While there is a growing sense in North America that we may have begun to turn a corner in the fight against the ongoing pandemic, the situation in Ukraine appears to be moving in the opposite direction. There has been a surge in COVID-19 infections, and Kyiv Mayor Vitali Klitschko recently announced that the capital will remain in a lockdown until at least April 30. The move comes after city authorities last month closed schools and kindergartens, theaters and shopping centers, while cafés and restaurants were only allowed to provide takeaway service. Public transportation in Kyiv is now operating on special passenger passes for those people who work in the city’s critical infrastructure enterprises.

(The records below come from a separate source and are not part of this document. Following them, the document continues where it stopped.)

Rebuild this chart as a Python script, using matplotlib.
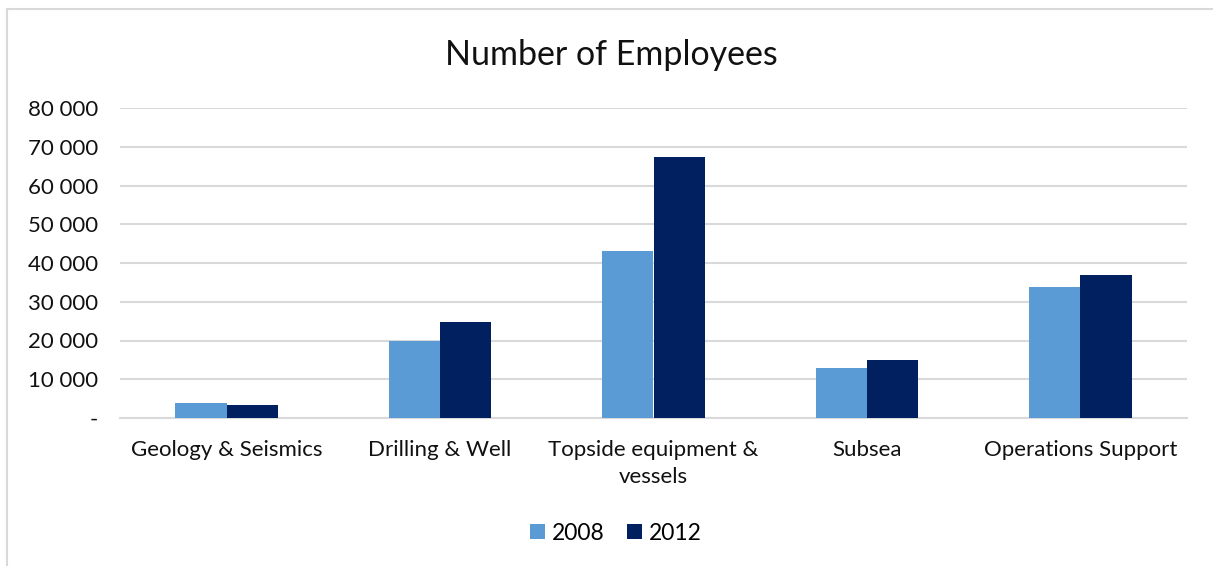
import matplotlib.pyplot as plt
from matplotlib.patches import Rectangle
from matplotlib.ticker import FuncFormatter
import numpy as np

plt.rcParams['font.family'] = ['Lato', 'DejaVu Sans']

categories = ['Geology & Seismics', 'Drilling & Well', 'Topside equipment &\nvessels',
              'Subsea', 'Operations Support']
emp_2008 = [3900, 19900, 43000, 12900, 33900]
emp_2012 = [3400, 24700, 67400, 15000, 36900]
y_ticks = [0, 10000, 20000, 30000, 40000, 50000, 60000, 70000, 80000]

c2008 = '#5b9bd5'
c2012 = '#002060'
grid_col = '#d9d9d9'

fig = plt.figure(figsize=(12.13, 5.66), dpi=100)
ax = fig.add_axes([120 / 1213, 1 - 418 / 566, 1067 / 1213, 310 / 566])

x = np.arange(len(categories))
w = 0.24
ax.bar(x - w / 2, emp_2008, w, color=c2008, label='2008', zorder=3)
ax.bar(x + w / 2, emp_2012, w, color=c2012, label='2012', zorder=3)

ax.set_xlim(-0.5, len(categories) - 0.5)
ax.set_ylim(0, 80000)
ax.set_yticks(y_ticks)


def fmt(v, pos):
    if v == 0:
        return '-'
    return '{:,.0f}'.format(v).replace(',', ' ')


ax.yaxis.set_major_formatter(FuncFormatter(fmt))
ax.set_xticks(x)
ax.set_xticklabels(categories, linespacing=1.45)
ax.tick_params(axis='y', length=0, pad=16, labelsize=16, labelcolor='#111111')
ax.tick_params(axis='x', length=0, pad=16, labelsize=16, labelcolor='#111111')

ax.grid(axis='y', color=grid_col, linewidth=1.5, zorder=0)
for s in ['left', 'right', 'top']:
    ax.spines[s].set_visible(False)
ax.spines['bottom'].set_color(grid_col)
ax.spines['bottom'].set_linewidth(1.5)

fig.text(611 / 1213, 1 - 55 / 566, 'Number of Employees', ha='center', va='center',
         fontsize=24.5, color='#111111')

fig.legend(loc='center', bbox_to_anchor=(616 / 1213, 1 - 533 / 566), ncol=2,
           frameon=False, fontsize=16.5, handlelength=0.65, handleheight=0.65,
           handletextpad=0.3, columnspacing=1.0)

# chart border (left and top edges)
fig.patches.append(Rectangle((7 / 1213, -0.1), 1.2, 1 - 9 / 566 + 0.1,
                             transform=fig.transFigure, fill=False,
                             edgecolor='#d9d9d9', linewidth=1.5))

fig.savefig('out.png', dpi=100)
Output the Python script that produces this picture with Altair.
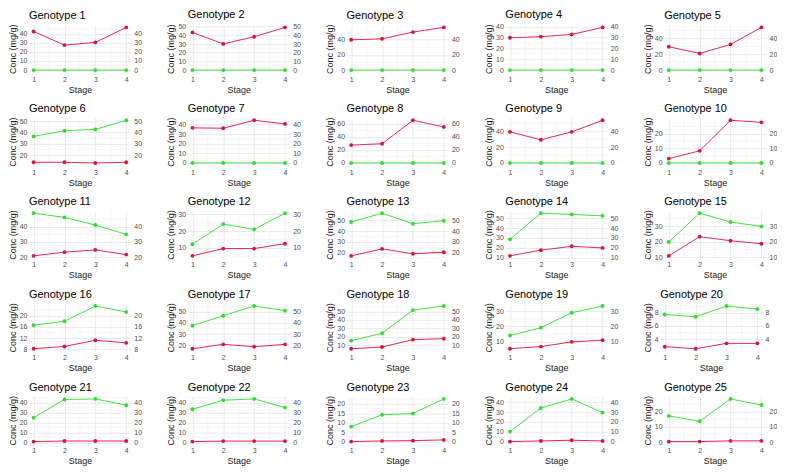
import altair as alt
import pandas as pd

STAGES = [1, 2, 3, 4]

RED = [
    [42.5, 27.5, 30.5, 47.0],   # 1
    [43.4, 30.2, 38.4, 49.2],   # 2
    [39.6, 40.9, 49.7, 55.8],   # 3
    [30.0, 31.0, 33.1, 39.6],   # 4
    [29.5, 21.0, 32.4, 53.9],   # 5
    [13.6, 13.6, 13.0, 13.6],   # 6
    [36.6, 36.2, 44.5, 40.7],   # 7
    [27.5, 29.5, 65.6, 55.4],   # 8
    [39.2, 29.2, 39.2, 53.8],   # 9
    [3.0, 8.3, 29.2, 27.8],     # 10
    [20.9, 23.3, 24.8, 21.7],   # 11
    [5.3, 9.6, 9.6, 12.5],      # 12
    [16.9, 23.4, 18.8, 20.3],   # 13
    [11.7, 17.5, 21.5, 19.8],   # 14
    [10.9, 23.2, 20.6, 18.7],   # 15
    [8.2, 9.0, 11.2, 10.3],     # 16
    [17.0, 20.9, 18.8, 20.9],   # 17
    [5.6, 7.6, 16.4, 17.6],     # 18
    [5.3, 6.7, 9.8, 10.9],      # 19
    [2.9, 2.6, 3.4, 3.4],       # 20
    [0.7, 1.3, 1.3, 1.3],       # 21
    [0.7, 1.2, 1.2, 1.2],       # 22
    [0.0, 0.35, 0.5, 0.9],      # 23
    [0.0, 0.7, 1.4, 0.7],       # 24
    [0.4, 0.4, 0.9, 0.9],       # 25
]

GREEN = [
    [0.0, 0.0, 0.0, 0.0],       # 1
    [0.0, 0.0, 0.0, 0.0],       # 2
    [0.0, 0.0, 0.0, 0.0],       # 3
    [0.0, 0.0, 0.0, 0.0],       # 4
    [0.0, 0.0, 0.0, 0.0],       # 5
    [36.6, 41.6, 42.8, 50.9],   # 6
    [0.0, 0.0, 0.0, 0.0],       # 7
    [0.0, 0.0, 0.0, 0.0],       # 8
    [0.0, 0.0, 0.0, 0.0],       # 9
    [0.0, 0.0, 0.0, 0.0],       # 10
    [48.9, 46.1, 41.1, 35.0],   # 11
    [12.2, 24.1, 21.0, 30.6],   # 12
    [48.5, 56.8, 46.9, 49.7],   # 13
    [28.6, 55.4, 54.1, 52.7],   # 14
    [19.8, 38.3, 32.6, 29.8],   # 15
    [16.55, 18.0, 23.4, 21.3],  # 16
    [37.5, 46.4, 55.0, 50.9],   # 17
    [15.2, 24.0, 51.6, 56.4],   # 18
    [14.0, 19.1, 28.9, 33.3],   # 19
    [7.7, 7.35, 8.95, 8.5],     # 20
    [24.8, 43.0, 43.6, 37.3],   # 21
    [33.2, 42.3, 43.6, 34.9],   # 22
    [7.9, 14.2, 14.9, 22.6],    # 23
    [10.2, 34.2, 43.4, 29.5],   # 24
    [17.2, 13.7, 28.3, 24.3],   # 25
]

TICKS = [
    [0, 10, 20, 30, 40],
    [0, 10, 20, 30, 40, 50],
    [0, 20, 40],
    [0, 10, 20, 30, 40],
    [0, 20, 40],
    [10, 20, 30, 40, 50],
    [0, 10, 20, 30, 40],
    [0, 20, 40, 60],
    [0, 20, 40],
    [0, 10, 20],
    [20, 30, 40],
    [10, 20, 30],
    [20, 30, 40, 50],
    [10, 20, 30, 40, 50],
    [10, 20, 30],
    [8, 12, 16, 20],
    [20, 30, 40, 50],
    [10, 20, 30, 40, 50],
    [10, 20, 30],
    [4, 6, 8],
    [0, 10, 20, 30, 40],
    [0, 10, 20, 30, 40],
    [0, 5, 10, 15, 20],
    [0, 10, 20, 30, 40],
    [0, 10, 20],
]

SERIES = ["green", "red"]
SERIES_COLORS = ["#2ee02e", "#dc143c"]
X_MINOR = [1.5, 2.5, 3.5]

FONT = "Liberation Sans"
MAJOR_GRID = "#e4e4e4"
MINOR_GRID = "#f1f1f1"
LABEL_COLOR = "#4d4d4d"


def panel(i):
    rows = []
    for s, v in zip(STAGES, GREEN[i]):
        rows.append({"stage": s, "value": v, "series": "green"})
    for s, v in zip(STAGES, RED[i]):
        rows.append({"stage": s, "value": v, "series": "red"})
    df = pd.DataFrame(rows)

    allv = GREEN[i] + RED[i]
    lo, hi = min(allv), max(allv)
    pad = 0.05 * (hi - lo)
    dom = [lo - pad, hi + pad]
    ticks = TICKS[i]
    step = ticks[1] - ticks[0]
    minors = [t + step / 2 for t in [ticks[0] - step] + ticks]
    minors = [m for m in minors if dom[0] <= m <= dom[1]]

    yscale = alt.Scale(domain=dom, nice=False, zero=False)
    xscale = alt.Scale(domain=[0.85, 4.15], nice=False)

    xenc = alt.X(
        "stage:Q", scale=xscale,
        axis=alt.Axis(orient="bottom", values=STAGES, format="d", title="Stage",
                      grid=True, labelPadding=3, titlePadding=3,
                      labelColor=LABEL_COLOR),
    )

    yminor = alt.Chart(pd.DataFrame({"v": minors})).mark_rule(
        color=MINOR_GRID, strokeWidth=0.6
    ).encode(y=alt.Y("v:Q", scale=yscale, axis=None))

    xminor = alt.Chart(pd.DataFrame({"v": X_MINOR})).mark_rule(
        color=MINOR_GRID, strokeWidth=0.6
    ).encode(x=alt.X("v:Q", scale=xscale, axis=None))

    lines = alt.Chart(df).mark_line(
        strokeWidth=0.9,
        point=alt.OverlayMarkDef(filled=True, size=15, opacity=1),
    ).encode(
        x=xenc,
        y=alt.Y("value:Q", scale=yscale,
                axis=alt.Axis(orient="left", values=ticks, title="Conc (mg/g)",
                              grid=True, labelPadding=2, titlePadding=2,
                              labelColor=LABEL_COLOR)),
        color=alt.Color("series:N",
                        scale=alt.Scale(domain=SERIES, range=SERIES_COLORS),
                        legend=None),
    )

    right = alt.Chart(df).mark_point(opacity=0).encode(
        y=alt.Y("value:Q", scale=yscale,
                axis=alt.Axis(orient="right", values=ticks, title=None,
                              grid=False, labelPadding=3,
                              labelColor=LABEL_COLOR)),
    )

    return alt.layer(yminor, xminor, lines, right).resolve_scale(
        x="shared", y="shared"
    ).resolve_axis(x="independent", y="independent").properties(
        width=102, height=47,
        title=alt.TitleParams(f"Genotype {i + 1}", anchor="start", frame="group"),
    )


panels = [panel(i) for i in range(25)]
rows = [alt.hconcat(*panels[r * 5:(r + 1) * 5], spacing=25) for r in range(5)]

chart = alt.vconcat(*rows, spacing=8).properties(
    padding={"left": 0, "top": 0, "right": 0, "bottom": 0}
).configure_view(
    stroke=None
).configure_axis(
    labelFont=FONT, titleFont=FONT, labelFontSize=7, titleFontSize=9,
    labelColor=LABEL_COLOR, titleColor="#1a1a1a", titleFontWeight="normal",
    domain=False, ticks=False, gridColor=MAJOR_GRID, gridWidth=0.8,
).configure_title(
    font=FONT, fontSize=11, fontWeight="normal", color="#000000",
    anchor="start", offset=3,
)

chart.save("out.html", embed_options={"renderer": "svg", "actions": False})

Mr. Klitschko said that this was “no time to be frivolous.” As the country’s intensive care units and hospitals feel the strain of the surging numbers, Mr. Klitschko urged people throughout the capital to take the issue seriously. “Today, our main task is to preserve the health and life of Kyiv residents, to help our doctors cope with this wave,” he said. “There is no other choice, otherwise the medical system would not be able to cope with a further rise in the number of patients, otherwise there will be even more deaths.”
In just one example of how tragic the situation has become for some in Ukraine, on April 8 the Ukrainian Service of Radio Free Europe/Radio Liberty reported that a couple with 13 children, 11 of whom are under age 18, both died of COVID-19 only days apart.
According to the news service, the family moved to Kyiv in 2014 after Russia-backed separatists seized their home city of Makiyivka in eastern Ukraine.
The country has faced numerous challenges in its fight to curb the spread of the coronavirus. The Ukrainian government has also done little to implement a robust contact tracking and tracing program, the lockdowns were implemented too late and without stringent enforcement, and there are now new, more contagious variants of the virus spreading throughout the country. Moreover, a vaccine has only recently become available to Ukrainians, although many seem distrustful and unwilling to take a vaccine even when it becomes available to them.
According to a report last week from the Atlantic Council, in the first quarter of 2021, “a mere 232,000 Ukrainians received a first dose of the Covid vaccine. In comparison, the African nation of Rwanda, with less than one-third of Ukraine’s population, has already given first doses to 349,000 citizens. Even rural Mongolia, with a population the size of Ukraine’s Dnipropetrovsk Oblast (3.3 million) has already provided first dose vaccinations to 290,00 people.”
If Ukraine hopes to win the fight against the coronavirus, Ukrainians will need to accept being vaccinated. We are hopeful that Ukrainian President Volodymyr Zelenskyy’s announcement on April 6 that Ukraine has secured 10 million vaccines from Pfizer will help the situation, but we urge all Ukrainians in the diaspora to contact any family, friends and associates in Ukraine and urge them to take a vaccine, any vaccine, when it becomes available to them.